Penulis: Abdul Salam Taba
MAKASSAR, RAKYATSULSEL - Asumsi awal yang menyatakan perdagangan bebas dapat menyejahterahkan umat manusia mulai diragukan keabsahannya. Pada kenyataannya, yang terjadi justeru menurunnya tingkat pertumbuhan ekonomi dan meningkatnya pengangguran di berbagai kawasan, termasuk di Amerika Serikat (AS) yang semula menjadi penyokong utama perdagangan bebas.
Keraguan ini cukup beralasan dengan melihat perang tarif akibat Keputusan Presiden AS, Donald Trump yang mengenakan tambahan tarif impor ke negara mitra dagangnya.

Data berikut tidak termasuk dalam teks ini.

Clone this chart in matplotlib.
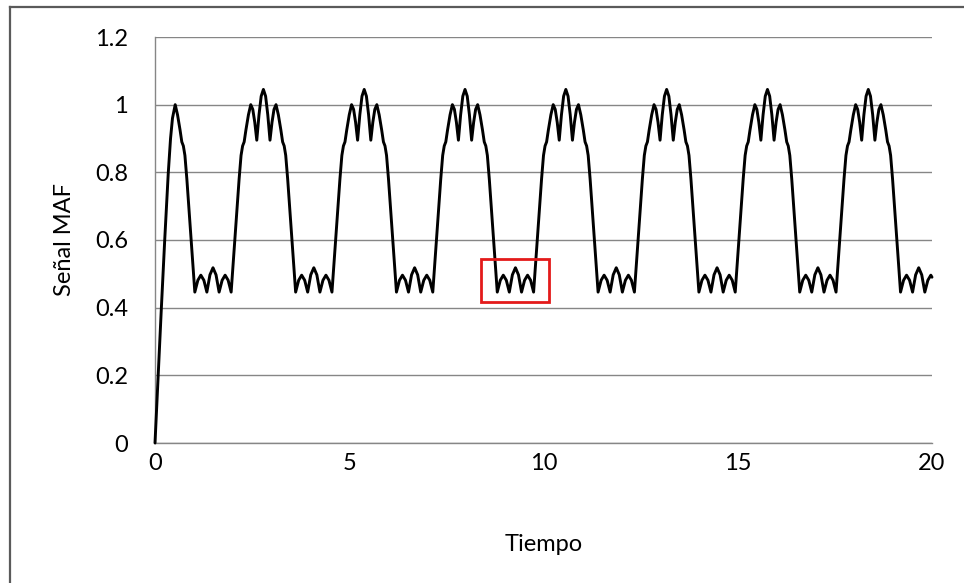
import matplotlib
matplotlib.use("Agg")
import matplotlib.pyplot as plt
from matplotlib.patches import Rectangle
from matplotlib.lines import Line2D

# Moving-average-filter output sampled over time (one pulse period per line)
tiempo = [
    0.0, 0.16, 0.25, 0.34, 0.40, 0.45, 0.52, 0.58, 0.645, 0.69, 0.73, 0.77, 0.82, 0.885, 0.955, 1.025,
    1.103, 1.18, 1.258, 1.335, 1.414, 1.493, 1.571, 1.65, 1.728, 1.805, 1.883,
    1.96, 2.03, 2.10, 2.165, 2.215, 2.255, 2.295, 2.34, 2.405, 2.465, 2.517, 2.568, 2.62, 2.677, 2.733, 2.79,
    2.847, 2.903, 2.96, 3.012, 3.063, 3.115, 3.175, 3.24, 3.285, 3.325, 3.365, 3.415, 3.48, 3.55, 3.62,
    3.698, 3.775, 3.853, 3.93, 4.009, 4.088, 4.166, 4.245, 4.323, 4.40, 4.478,
    4.555, 4.625, 4.695, 4.76, 4.81, 4.85, 4.89, 4.935, 5.00, 5.06, 5.112, 5.163, 5.215, 5.272, 5.328, 5.385,
    5.442, 5.498, 5.555, 5.607, 5.658, 5.71, 5.77, 5.835, 5.88, 5.92, 5.96, 6.01, 6.075, 6.145, 6.215,
    6.293, 6.37, 6.448, 6.525, 6.604, 6.683, 6.761, 6.84, 6.918, 6.995, 7.073,
    7.15, 7.22, 7.29, 7.355, 7.405, 7.445, 7.485, 7.53, 7.595, 7.655, 7.707, 7.758, 7.81, 7.867, 7.923, 7.98,
    8.037, 8.093, 8.15, 8.202, 8.253, 8.305, 8.365, 8.43, 8.475, 8.515, 8.555, 8.605, 8.67, 8.74, 8.81,
    8.888, 8.965, 9.043, 9.12, 9.199, 9.278, 9.356, 9.435, 9.513, 9.59, 9.668,
    9.745, 9.815, 9.885, 9.95, 10.00, 10.04, 10.08, 10.125, 10.19, 10.25, 10.302, 10.353, 10.405, 10.462, 10.518, 10.575,
    10.632, 10.688, 10.745, 10.797, 10.848, 10.90, 10.96, 11.025, 11.07, 11.11, 11.15, 11.20, 11.265, 11.335, 11.405,
    11.483, 11.56, 11.638, 11.715, 11.794, 11.873, 11.951, 12.03, 12.108, 12.185, 12.263,
    12.34, 12.41, 12.48, 12.545, 12.595, 12.635, 12.675, 12.72, 12.785, 12.845, 12.897, 12.948, 13.00, 13.057, 13.113, 13.17,
    13.227, 13.283, 13.34, 13.392, 13.443, 13.495, 13.555, 13.62, 13.665, 13.705, 13.745, 13.795, 13.86, 13.93, 14.00,
    14.078, 14.155, 14.233, 14.31, 14.389, 14.468, 14.546, 14.625, 14.703, 14.78, 14.858,
    14.935, 15.005, 15.075, 15.14, 15.19, 15.23, 15.27, 15.315, 15.38, 15.44, 15.492, 15.543, 15.595, 15.652, 15.708, 15.765,
    15.822, 15.878, 15.935, 15.987, 16.038, 16.09, 16.15, 16.215, 16.26, 16.30, 16.34, 16.39, 16.455, 16.525, 16.595,
    16.673, 16.75, 16.828, 16.905, 16.984, 17.063, 17.141, 17.22, 17.298, 17.375, 17.453,
    17.53, 17.60, 17.67, 17.735, 17.785, 17.825, 17.865, 17.91, 17.975, 18.035, 18.087, 18.138, 18.19, 18.247, 18.303, 18.36,
    18.417, 18.473, 18.53, 18.582, 18.633, 18.685, 18.745, 18.81, 18.855, 18.895, 18.935, 18.985, 19.05, 19.12, 19.19,
    19.268, 19.345, 19.423, 19.50, 19.579, 19.658, 19.736, 19.815, 19.893, 19.97, 20.0,
]

senal = [
    0.0, 0.39, 0.60, 0.795, 0.90, 0.96, 1.0, 0.97, 0.925, 0.89, 0.878, 0.85, 0.78, 0.675, 0.56, 0.446,
    0.481, 0.496, 0.481, 0.446, 0.497, 0.518, 0.497, 0.446, 0.481, 0.496, 0.481,
    0.446, 0.56, 0.675, 0.78, 0.85, 0.878, 0.89, 0.925, 0.97, 1.0, 0.986, 0.948, 0.895, 0.97, 1.025, 1.045,
    1.025, 0.97, 0.895, 0.948, 0.986, 1.0, 0.97, 0.925, 0.89, 0.878, 0.85, 0.78, 0.675, 0.56, 0.446,
    0.481, 0.496, 0.481, 0.446, 0.497, 0.518, 0.497, 0.446, 0.481, 0.496, 0.481,
    0.446, 0.56, 0.675, 0.78, 0.85, 0.878, 0.89, 0.925, 0.97, 1.0, 0.986, 0.948, 0.895, 0.97, 1.025, 1.045,
    1.025, 0.97, 0.895, 0.948, 0.986, 1.0, 0.97, 0.925, 0.89, 0.878, 0.85, 0.78, 0.675, 0.56, 0.446,
    0.481, 0.496, 0.481, 0.446, 0.497, 0.518, 0.497, 0.446, 0.481, 0.496, 0.481,
    0.446, 0.56, 0.675, 0.78, 0.85, 0.878, 0.89, 0.925, 0.97, 1.0, 0.986, 0.948, 0.895, 0.97, 1.025, 1.045,
    1.025, 0.97, 0.895, 0.948, 0.986, 1.0, 0.97, 0.925, 0.89, 0.878, 0.85, 0.78, 0.675, 0.56, 0.446,
    0.481, 0.496, 0.481, 0.446, 0.497, 0.518, 0.497, 0.446, 0.481, 0.496, 0.481,
    0.446, 0.56, 0.675, 0.78, 0.85, 0.878, 0.89, 0.925, 0.97, 1.0, 0.986, 0.948, 0.895, 0.97, 1.025, 1.045,
    1.025, 0.97, 0.895, 0.948, 0.986, 1.0, 0.97, 0.925, 0.89, 0.878, 0.85, 0.78, 0.675, 0.56, 0.446,
    0.481, 0.496, 0.481, 0.446, 0.497, 0.518, 0.497, 0.446, 0.481, 0.496, 0.481,
    0.446, 0.56, 0.675, 0.78, 0.85, 0.878, 0.89, 0.925, 0.97, 1.0, 0.986, 0.948, 0.895, 0.97, 1.025, 1.045,
    1.025, 0.97, 0.895, 0.948, 0.986, 1.0, 0.97, 0.925, 0.89, 0.878, 0.85, 0.78, 0.675, 0.56, 0.446,
    0.481, 0.496, 0.481, 0.446, 0.497, 0.518, 0.497, 0.446, 0.481, 0.496, 0.481,
    0.446, 0.56, 0.675, 0.78, 0.85, 0.878, 0.89, 0.925, 0.97, 1.0, 0.986, 0.948, 0.895, 0.97, 1.025, 1.045,
    1.025, 0.97, 0.895, 0.948, 0.986, 1.0, 0.97, 0.925, 0.89, 0.878, 0.85, 0.78, 0.675, 0.56, 0.446,
    0.481, 0.496, 0.481, 0.446, 0.497, 0.518, 0.497, 0.446, 0.481, 0.496, 0.481,
    0.446, 0.56, 0.675, 0.78, 0.85, 0.878, 0.89, 0.925, 0.97, 1.0, 0.986, 0.948, 0.895, 0.97, 1.025, 1.045,
    1.025, 0.97, 0.895, 0.948, 0.986, 1.0, 0.97, 0.925, 0.89, 0.878, 0.85, 0.78, 0.675, 0.56, 0.446,
    0.481, 0.496, 0.481, 0.446, 0.497, 0.518, 0.497, 0.446, 0.481, 0.496, 0.49,
]

x_ticks = [0, 5, 10, 15, 20]
y_ticks = [0, 0.2, 0.4, 0.6, 0.8, 1.0, 1.2]
y_tick_labels = ["0", "0.2", "0.4", "0.6", "0.8", "1", "1.2"]

# highlighted ripple region (time span, value span)
zona_t = [8.39, 10.14]
zona_v = [0.417, 0.545]

plt.rcParams["font.family"] = ["Lato", "DejaVu Sans"]

W, H = 964, 583
fig = plt.figure(figsize=(W / 100, H / 100), dpi=100)
fig.patch.set_facecolor("white")

ax = fig.add_axes([155 / W, 1 - 443 / H, (932 - 155) / W, (443 - 37) / H])
ax.set_xlim(0, 20)
ax.set_ylim(0, 1.2)

grid_color = "#868686"
ax.set_yticks(y_ticks)
ax.set_yticklabels(y_tick_labels)
ax.set_xticks(x_ticks)
ax.set_xticklabels([str(v) for v in x_ticks])
ax.yaxis.grid(True, color=grid_color, linewidth=1.0)
ax.set_axisbelow(True)
for side in ("top", "right"):
    ax.spines[side].set_visible(False)
for side in ("left", "bottom"):
    ax.spines[side].set_color(grid_color)
    ax.spines[side].set_linewidth(1.0)
ax.tick_params(axis="both", length=0, labelsize=17, colors="black")
ax.tick_params(axis="y", pad=19.5)
ax.tick_params(axis="x", pad=7.5)

ax.plot(tiempo, senal, color="black", linewidth=2.1, solid_joinstyle="round",
        solid_capstyle="round", clip_on=False, zorder=3)

ax.add_patch(Rectangle((zona_t[0], zona_v[0]), zona_t[1] - zona_t[0], zona_v[1] - zona_v[0],
                       fill=False, edgecolor="#e31a1a", linewidth=2.0, zorder=4))

ax.set_xlabel("Tiempo", fontsize=17, labelpad=43)
ax.set_ylabel("Señal MAF", fontsize=17, labelpad=14)

# outer chart frame (left and top edges)
frame_color = "#5a5a5a"
fig.add_artist(Line2D([10 / W, 10 / W], [0, 1 - 7 / H], transform=fig.transFigure,
                      color=frame_color, linewidth=1.6))
fig.add_artist(Line2D([10 / W, 1], [1 - 7 / H, 1 - 7 / H], transform=fig.transFigure,
                      color=frame_color, linewidth=1.6))

fig.savefig("out.png", dpi=100, facecolor="white")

Pasalnya, fenomena itu memunculkan perang tarif, terutama antara AS dan China, yang memicu ketidakpastian perdagangan di pasar global.
Menjadi pertanyaan, apakah perang tarif bakal meniadakan perdagangan bebas? Benarkah perdagangan bebas dapat menguntungkan setiap negara? Terlepas ya atau tidak, bagaimana sebaiknya Indonesia menyikapi kebijakan tarif pemerintah AS.
Secara konseptual perdagangan bebas dapat menciptakan pertumbuhan ekonomi dan peningkatan kesejahteraan masyarakat secara mondial. Pasalnya, manfaat liberalisasi perdagangan yang dapat diraih tiap negara dapat dijelaskan melalui konsep keuntungan keuntungan kompetitif (competitive advantage) dan keuntungan komparatif (comparative advantage).
Bagi ekonom, suatu negara dianggap lebih kompetitif bila negara itu mampu memproduksi barang atau jasa yang lebih murah dari negara lain. Misalnya, biaya produksi komputer di Singapura atau Hongkong lebih mahal daripada di Malaysia, maka negara itu dianggap memiliki keuntungan kompetitif ketimbang Singapura atau Hongkong.